Directing the Public Service Commission to ensure that New York’s electric and gas utilities achieve more in scale, innovation, and cost effectiveness to achieve the state’s 2025 energy efficiency target, especially through their energy efficiency activities and clean heating and cooling programs, and that a substantial portion of new energy efficiency activity benefits low- and moderate-income New Yorkers.
All these efforts disguise costs. The Public Service Commission will require that these programs be included in rate case submittals and the costs will be passed on to the customers. There is no unaffiliated voice for keeping consumer costs low vis-à-vis climate goals and myriad special interests involved in rate cases to fund these programs. Moreover the utilities have no reason to question these costs because it is a pass through.
Directing State agencies to ensure that their facilities lead by example through energy master planning, net zero carbon construction, LED retrofits, annual benchmarking, and by meeting their electricity needs through clean and renewable sources of energy, specifically including the exploration of clean energy solutions at State Parks and at State facilities within the Adirondack Park to dramatically reduce emissions, create jobs, and increase resiliency.
We will have to wait to see what this means.
Developing a Net Zero Roadmap to articulate policies and programs that will enable longer-term market transformation to a statewide carbon neutral building stock.

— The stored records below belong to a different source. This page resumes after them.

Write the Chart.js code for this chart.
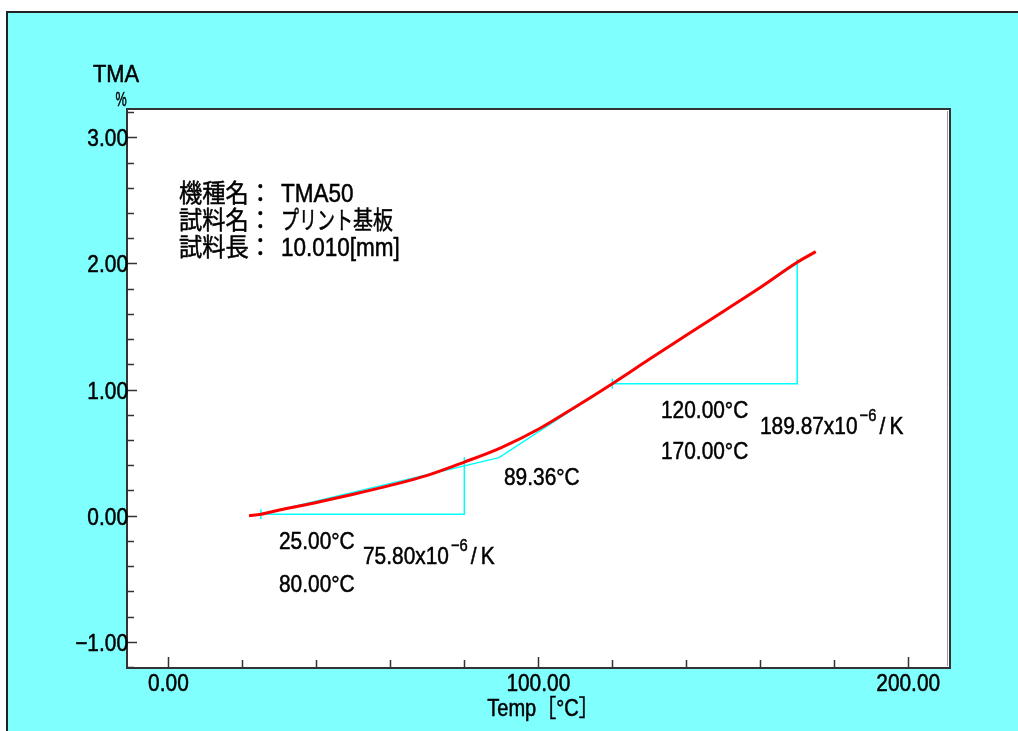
<!DOCTYPE html>
<html>
<head>
<meta charset="utf-8">
<script src="https://cdn.jsdelivr.net/npm/chart.js@4.4.0/dist/chart.umd.min.js"></script>
<style>
  html, body { margin: 0; padding: 0; background: #fff; }
  canvas { display: block; }
</style>
</head>
<body>
<canvas id="tmaChart" width="1018" height="731"></canvas>
<script>
// measured TMA curve (temperature in C, expansion in %)
const tempC  = [21.8, 25, 30, 40, 50, 60, 70, 80, 90, 100, 110, 120, 130, 140, 150, 160, 170, 175];
const tmaPct = [0.0, 0.011, 0.045, 0.105, 0.17, 0.24, 0.32, 0.425, 0.54, 0.685, 0.862, 1.047, 1.24, 1.43, 1.62, 1.81, 2.01, 2.094];

// analysis lines (cyan)
const tangentT = [25, 89.36, 120, 170];
const tangentV = [0.011, 0.46, 1.047, 2.0];
const range1T = [25, 80, 80];
const range1V = [0.011, 0.011, 0.463];
const range2T = [120, 170, 170];
const range2V = [1.047, 1.047, 2.033];
const markT = [25, 120];
const markV = [0.011, 1.047];

// axes
const xTicks = [0, 100, 200];
const xTickLabels = ['0.00', '100.00', '200.00'];
const yTicks = [-1, 0, 1, 2, 3];
const yTickLabels = ['\u22121.00', '0.00', '1.00', '2.00', '3.00'];
const xMinor = 20;
const yMinor = 0.2;

// texts
const infoLabels = ['機種名：', '試料名：', '試料長：'];
const infoValues = ['TMA50', ['プリント', '基板'], '10.010[mm]'];
const range1Labels = ['25.00°C', '80.00°C', '75.80'];
const range2Labels = ['120.00°C', '170.00°C', '189.87'];
const kinkLabel = '89.36°C';

const FONT = '"Liberation Sans", "Noto Sans CJK JP", sans-serif';
const CYAN = '#00ffff';
const SX = 0.87; // condensed look of the instrument font

function pts(xs, ys) {
  return xs.map((x, i) => ({ x: x, y: ys[i] }));
}

// draw text squeezed horizontally, return drawn width
function txt(ctx, s, x, y, size, align, sx) {
  sx = sx || SX;
  ctx.save();
  ctx.font = size + 'px ' + FONT;
  const w = ctx.measureText(s).width * sx;
  ctx.translate(x, y);
  ctx.scale(sx, 1);
  ctx.textAlign = align || 'left';
  ctx.fillStyle = '#000';
  ctx.strokeStyle = '#000';
  ctx.lineWidth = 0.5;
  ctx.fillText(s, 0, 0);
  ctx.strokeText(s, 0, 0);
  ctx.restore();
  return w;
}

function coef(ctx, x, y, val) {
  let w = txt(ctx, val + 'x10', x, y, 24);
  w += txt(ctx, '\u22126', x + w + 2, y - 13, 17) + 5;
  txt(ctx, '/', x + w, y, 24);
  txt(ctx, 'K', x + w + 10, y, 24);
}

const frame = {
  id: 'frame',
  beforeDraw(chart) {
    const ctx = chart.ctx, a = chart.chartArea;
    ctx.save();
    ctx.fillStyle = '#fff';
    ctx.fillRect(0, 0, chart.width, chart.height);
    ctx.fillStyle = '#80ffff';
    ctx.fillRect(7, 12, chart.width, chart.height);
    ctx.strokeStyle = '#222';
    ctx.lineWidth = 2;
    ctx.beginPath();
    ctx.moveTo(7, chart.height);
    ctx.lineTo(7, 12);
    ctx.lineTo(chart.width, 12);
    ctx.stroke();
    ctx.fillStyle = '#fff';
    ctx.fillRect(a.left, a.top, a.right - a.left, a.bottom - a.top);
    ctx.restore();
  },
  afterDraw(chart) {
    const ctx = chart.ctx, a = chart.chartArea;
    const xs = chart.scales.x, ys = chart.scales.y;
    ctx.save();
    ctx.strokeStyle = '#333';
    ctx.lineWidth = 2;
    ctx.strokeRect(a.left, a.top, a.right - a.left, a.bottom - a.top);
    ctx.strokeStyle = '#999';
    ctx.lineWidth = 1;
    ctx.beginPath();
    ctx.moveTo(a.right - 2.5, a.top + 2);
    ctx.lineTo(a.right - 2.5, a.bottom - 2);
    ctx.stroke();

    // ticks
    ctx.strokeStyle = '#333';
    ctx.lineWidth = 1.5;
    ctx.beginPath();
    for (let v = 0; v <= 200.001; v += xMinor) {
      const px = Math.round(xs.getPixelForValue(v)) + 0.5;
      const len = xTicks.includes(Math.round(v)) ? 11 : 8;
      ctx.moveTo(px, a.bottom);
      ctx.lineTo(px, a.bottom - len);
    }
    for (let i = -6; i <= 16; i++) {
      const v = i * yMinor;
      const py = Math.round(ys.getPixelForValue(v)) + 0.5;
      const len = (i % 5 === 0) ? 10 : 7;
      ctx.moveTo(a.left, py);
      ctx.lineTo(a.left + len, py);
    }
    ctx.stroke();

    // tick labels
    xTicks.forEach((v, i) => txt(ctx, xTickLabels[i], xs.getPixelForValue(v), a.bottom + 23, 24, 'center'));
    yTicks.forEach((v, i) => txt(ctx, yTickLabels[i], a.left + 1, ys.getPixelForValue(v) + 9, 24, 'right'));

    // axis titles
    txt(ctx, 'TMA', 116, 82, 23, 'center', 0.95);
    txt(ctx, '%', 121, 106, 21, 'center', 0.6);
    txt(ctx, 'Temp［°C］', xs.getPixelForValue(100) - 51, 716, 23, 'left');

    // sample info
    infoLabels.forEach((lbl, i) => {
      const y = 202 + i * 27;
      txt(ctx, lbl, 179, y, 25, 'left', 0.93);
      const val = infoValues[i];
      if (Array.isArray(val)) {
        const w = txt(ctx, val[0], 281, y, 25, 'left', 0.72);
        txt(ctx, val[1], 281 + w, y, 25, 'left', 0.8);
      } else {
        txt(ctx, val, 281, y, 25, 'left', 0.9);
      }
    });

    // analysis labels
    txt(ctx, range1Labels[0], 279, 549, 24);
    txt(ctx, range1Labels[1], 279, 592, 24);
    coef(ctx, 363, 564, range1Labels[2]);
    txt(ctx, kinkLabel, 504, 485, 24);
    txt(ctx, range2Labels[0], 661, 418, 24);
    txt(ctx, range2Labels[1], 661, 459, 24);
    coef(ctx, 760, 434, range2Labels[2]);
    ctx.restore();
  }
};

const lineBase = { showLine: true, pointRadius: 0, fill: false };

new Chart(document.getElementById('tmaChart'), {
  type: 'scatter',
  data: {
    datasets: [
      Object.assign({ data: pts(tempC, tmaPct), borderColor: '#ff0000', borderWidth: 3, cubicInterpolationMode: 'monotone' }, lineBase),
      Object.assign({ data: pts(tangentT, tangentV), borderColor: CYAN, borderWidth: 1.5 }, lineBase),
      Object.assign({ data: pts(range1T, range1V), borderColor: CYAN, borderWidth: 1.5 }, lineBase),
      Object.assign({ data: pts(range2T, range2V), borderColor: CYAN, borderWidth: 1.5 }, lineBase),
      { data: pts(markT, markV), showLine: false, pointStyle: 'line', rotation: 90, pointRadius: 5, borderColor: CYAN, borderWidth: 1.5 }
    ]
  },
  options: {
    responsive: false,
    animation: false,
    layout: { padding: { left: 127, top: 109, right: 68, bottom: 63 } },
    plugins: { legend: { display: false }, tooltip: { enabled: false } },
    scales: {
      x: { type: 'linear', min: -11.2, max: 211.3, display: false },
      y: { type: 'linear', min: -1.208, max: 3.225, display: false }
    }
  },
  plugins: [frame]
});
</script>
</body>
</html>
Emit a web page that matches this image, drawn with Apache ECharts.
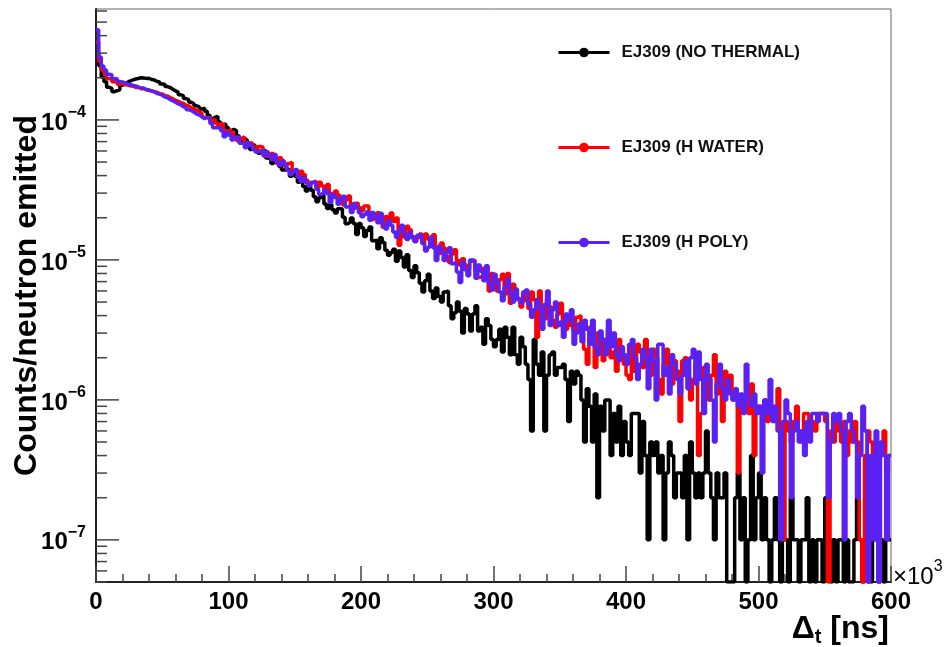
<!DOCTYPE html>
<html><head><meta charset="utf-8">
<script src="https://cdn.jsdelivr.net/npm/echarts@6/dist/echarts.min.js"></script>
<style>html,body{margin:0;padding:0;background:#fff}#c{width:945px;height:647px}</style>
</head><body><div id="c"></div>
<script>
// Histogram: 300 bins of 2 (x10^3 ns) from 0 to 600
const binWidth = 2;
const entryValue = 1e-7; // counts/neutron emitted per histogram entry
const seriesNames = ['EJ309 (NO THERMAL)', 'EJ309 (H WATER)', 'EJ309 (H POLY)'];
const seriesColors = ['#000000', '#ff0000', '#5a22f2'];
const xTickLabels = ['0', '100', '200', '300', '400', '500', '600'];
const yMin = 5.0e-8, yMax = 6.2e-4;

// entries per bin (x entryValue)
const noThermal = [
3010,2440,2030,1870,1710,1680,1590,1620,1640,1770,
1815,1860,1900,1930,1960,1975,2000,1995,1980,1985,
1945,1930,1885,1870,1805,1795,1730,1705,1655,1610,
1580,1510,1490,1420,1395,1335,1305,1260,1240,1195,
1215,1153,1079,1020,1047,1058,965,915,938,882,
839,855,838,770,715,716,729,685,614,662,
627,577,599,609,535,530,488,530,501,465,
438,440,446,396,424,394,358,394,335,310,
340,315,283,260,278,291,251,233,249,228,
216,232,231,202,181,187,199,182,152,182,
170,147,162,172,137,138,120,144,133,117,
108,113,119,98,116,104,89,109,84,75,
91,81,68,59,71,79,60,53,63,55,
50,59,60,47,38,42,50,43,30,45,
41,31,41,47,31,33,25,38,34,27,
24,27,32,22,33,28,21,33,21,18,
28,24,18,14,6,27,18,15,22,6,
15,21,22,15,17,17,18,14,7,16,
13,16,15,10,5,12,9,5,11,2,
9,6,10,10,4,8,5,9,4,7,
5,4,8,8,8,3,7,4,1,5,
4,5,3,4,1,3,5,4,2,3,
3,2,4,1,5,3,2,3,2,3,
6,3,2,1,3,2,2,3,0,0,
0,2,3,1,2,0,1,4,1,2,
3,1,2,1,0,1,2,1,0,1,
1,0,2,1,1,0,1,1,2,0,
1,0,1,1,0,2,1,0,1,0,
1,1,0,1,0,0,1,2,1,0,
1,0,0,1,1,0,1,0,1,1
];
const hWater = [
3600,2630,2270,2130,1970,1980,1870,1880,1800,1830,
1780,1775,1750,1745,1705,1710,1670,1670,1640,1620,
1610,1590,1575,1540,1530,1490,1480,1440,1420,1380,
1360,1330,1310,1275,1260,1220,1205,1170,1150,1115,
1043,1041,1044,962,1000,945,887,939,843,799,
842,801,748,709,737,758,690,658,685,647,
622,645,641,588,549,557,576,543,488,536,
511,467,488,498,431,428,390,429,405,371,
349,357,367,328,359,337,309,346,298,280,
311,291,265,248,269,286,249,234,254,236,
224,243,243,215,194,202,217,201,171,204,
192,216,188,199,127,166,146,174,164,147,
136,144,153,131,153,141,125,151,121,111,
132,121,106,96,110,118,99,92,102,92,
86,98,100,84,75,77,87,78,60,80,
73,60,72,79,57,80,49,67,61,52,
46,51,58,45,59,52,28,60,43,38,
52,46,37,33,41,49,36,32,40,34,
31,39,40,30,23,18,33,27,17,30,
26,19,27,32,20,22,16,27,23,18,
15,14,24,16,25,22,17,27,17,15,
23,20,14,11,18,23,16,13,19,16,
7,19,20,15,10,14,18,4,8,17,
15,10,15,21,11,13,7,16,14,15,
10,11,3,10,9,11,8,13,4,9,
9,8,10,7,8,9,7,12,6,1,
7,6,5,7,9,6,5,8,8,6,
7,6,8,8,8,7,0,6,5,7,
6,5,7,4,6,5,7,5,1,0,
4,6,5,4,5,0,4,6,3,4
];
const hPoly = [
4400,2820,2430,2270,2120,2100,1970,1980,1880,1870,
1840,1800,1795,1760,1750,1715,1700,1690,1650,1640,
1615,1590,1545,1530,1500,1455,1440,1395,1370,1335,
1300,1280,1240,1225,1180,1165,1135,1100,1085,1050,
1021,1041,1023,944,880,878,888,838,757,815,
778,720,748,764,681,680,632,686,656,616,
589,596,609,553,592,559,520,567,498,472,
509,476,435,405,426,442,389,363,385,356,
337,358,357,320,293,302,318,297,257,295,
279,250,272,285,239,242,218,253,238,217,
203,211,221,192,218,203,184,215,178,166,
191,177,158,145,163,177,150,140,157,144,
135,150,151,131,116,123,146,122,99,125,
116,99,113,122,94,96,82,69,97,85,
77,100,98,74,92,83,71,91,68,61,
79,70,59,51,64,73,57,50,62,53,
49,59,61,48,39,44,52,46,32,48,
60,34,44,50,34,36,28,41,37,44,
25,30,35,26,37,32,25,37,24,21,
31,27,21,37,24,30,21,19,24,21,
18,25,27,20,14,18,23,20,12,23,
19,10,25,25,15,17,11,21,18,14,
11,15,19,12,20,23,13,22,14,8,
18,14,10,5,13,18,12,10,14,11,
10,12,9,11,8,18,10,9,11,8,
9,3,10,8,14,7,9,6,1,7,
10,8,2,6,7,5,6,4,7,5,
8,8,7,8,8,8,2,5,8,7,
8,6,1,7,8,6,5,2,4,9,
6,0,4,1,6,0,5,4,1,4
];

const FONT = 'Liberation Sans, Arial, Helvetica, sans-serif';

function histPoints(arr) {
  const pts = [];
  arr.forEach((c, i) => {
    const v = c > 0 ? c * entryValue : yMin; // empty bins drawn at frame bottom
    pts.push([i * binWidth, v]);
    pts.push([(i + 1) * binWidth, v]);
  });
  return pts;
}

// y-axis ticks (major at decades, minor at 2..9)
const yTicks = [];
for (let d = -8; d <= -4; d++) {
  for (let m = 1; m <= 9; m++) {
    const v = m * Math.pow(10, d);
    if (v >= yMin && v <= yMax) yTicks.push([0, v, m === 1 ? 1 : 0]);
  }
}

const chart = echarts.init(document.getElementById('c'), null, {renderer: 'canvas'});
const histData = [noThermal, hWater, hPoly];
const series = histData.map((arr, k) => ({
  name: seriesNames[k],
  type: 'line',
  data: histPoints(arr),
  symbol: 'circle',
  showSymbol: false,
  color: seriesColors[k],
  lineStyle: {width: 3.5, color: seriesColors[k]},
  itemStyle: {color: seriesColors[k]},
  z: 2 + k,
  animation: false,
  silent: true
}));
series.push({
  type: 'custom',
  data: yTicks,
  silent: true,
  clip: false,
  z: 10,
  renderItem: function (params, api) {
    const p = api.coord([0, api.value(1)]);
    const len = api.value(2) ? 23 : 11;
    return {type: 'line', shape: {x1: p[0], y1: p[1], x2: p[0] + len, y2: p[1]},
      style: {stroke: '#444', lineWidth: 1.5}};
  }
});

chart.setOption({
  animation: false,
  backgroundColor: '#fff',
  grid: {left: 96, right: 54, top: 9, bottom: 65, show: true, borderColor: '#666', borderWidth: 1,
    backgroundColor: 'transparent', containLabel: false, outerBoundsMode: 'none'},
  legend: {
    data: seriesNames,
    orient: 'vertical',
    left: 552, top: 39,
    itemWidth: 51, itemHeight: 12, itemGap: 78,
    lineStyle: {width: 3},
    textStyle: {fontFamily: FONT, fontWeight: 'bold', fontSize: 17, color: '#111', padding: [0, 0, 0, 7]},
    selectedMode: false
  },
  xAxis: {
    type: 'value', min: 0, max: 600, interval: 100,
    axisLine: {show: true, onZero: false, lineStyle: {color: '#222', width: 2}},
    axisTick: {show: true, inside: true, length: 16, lineStyle: {color: '#444', width: 1.5}},
    minorTick: {show: true, splitNumber: 5, length: 8, lineStyle: {color: '#444', width: 1.5}},
    splitLine: {show: false},
    axisLabel: {fontFamily: FONT, fontWeight: 'bold', fontSize: 24, color: '#000', margin: 8,
      formatter: v => xTickLabels[Math.round(v / 100)] || ''}
  },
  yAxis: {
    type: 'log', logBase: 10, min: yMin, max: yMax,
    axisLine: {show: true, lineStyle: {color: '#222', width: 2}},
    axisTick: {show: false},
    splitLine: {show: false},
    axisLabel: {
      showMinLabel: false, showMaxLabel: false, margin: 10,
      formatter: function (v) {
        const l = Math.log10(v), e = Math.round(l);
        if (Math.abs(l - e) > 1e-6) return '';
        return '{b|10}{s|\u2212' + Math.abs(e) + '}';
      },
      rich: {
        b: {fontFamily: FONT, fontWeight: 'bold', fontSize: 24, color: '#000', lineHeight: 30, verticalAlign: 'bottom'},
        s: {fontFamily: FONT, fontWeight: 'bold', fontSize: 16, color: '#000', lineHeight: 30, verticalAlign: 'top'}
      }
    },
    name: 'Counts/neutron emitted',
    nameLocation: 'middle', nameGap: 53, nameMoveOverlap: false,
    nameTextStyle: {fontFamily: FONT, fontWeight: 'bold', fontSize: 32, color: '#000'}
  },
  graphic: [
    {type: 'text', left: 893, top: 559, silent: true,
      style: {text: '{a|\u00d710}{b|3}', rich: {
        a: {fontFamily: FONT, fontSize: 24, fill: '#000', lineHeight: 30, verticalAlign: 'bottom'},
        b: {fontFamily: FONT, fontSize: 16, fill: '#000', lineHeight: 30, verticalAlign: 'top'}}}},
    {type: 'text', right: 56, top: 613, silent: true,
      style: {text: '{a|\u0394}{b|t}{a| [ns]}', rich: {
        a: {fontFamily: FONT, fontWeight: 'bold', fontSize: 32, fill: '#000', lineHeight: 36, verticalAlign: 'middle'},
        b: {fontFamily: FONT, fontWeight: 'bold', fontSize: 20, fill: '#000', lineHeight: 36, verticalAlign: 'bottom'}}}}
  ],
  series: series
});
</script>
</body></html>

We will have to wait to see what this means.
Together, these bold actions will establish New York as a global leader on environmentally sustainable buildings while catalyzing major economic development opportunities and helping to create good jobs.
It is not clear to me what benefits accrue to the citizens if New York is a global leader on environmentally sustainable buildings.
 Wallethub reports that “Data used to create these rankings were obtained from the U.S. Census Bureau, the National Climatic Data Center, the U.S. Energy Information Administration and the Federal Highway Administration.”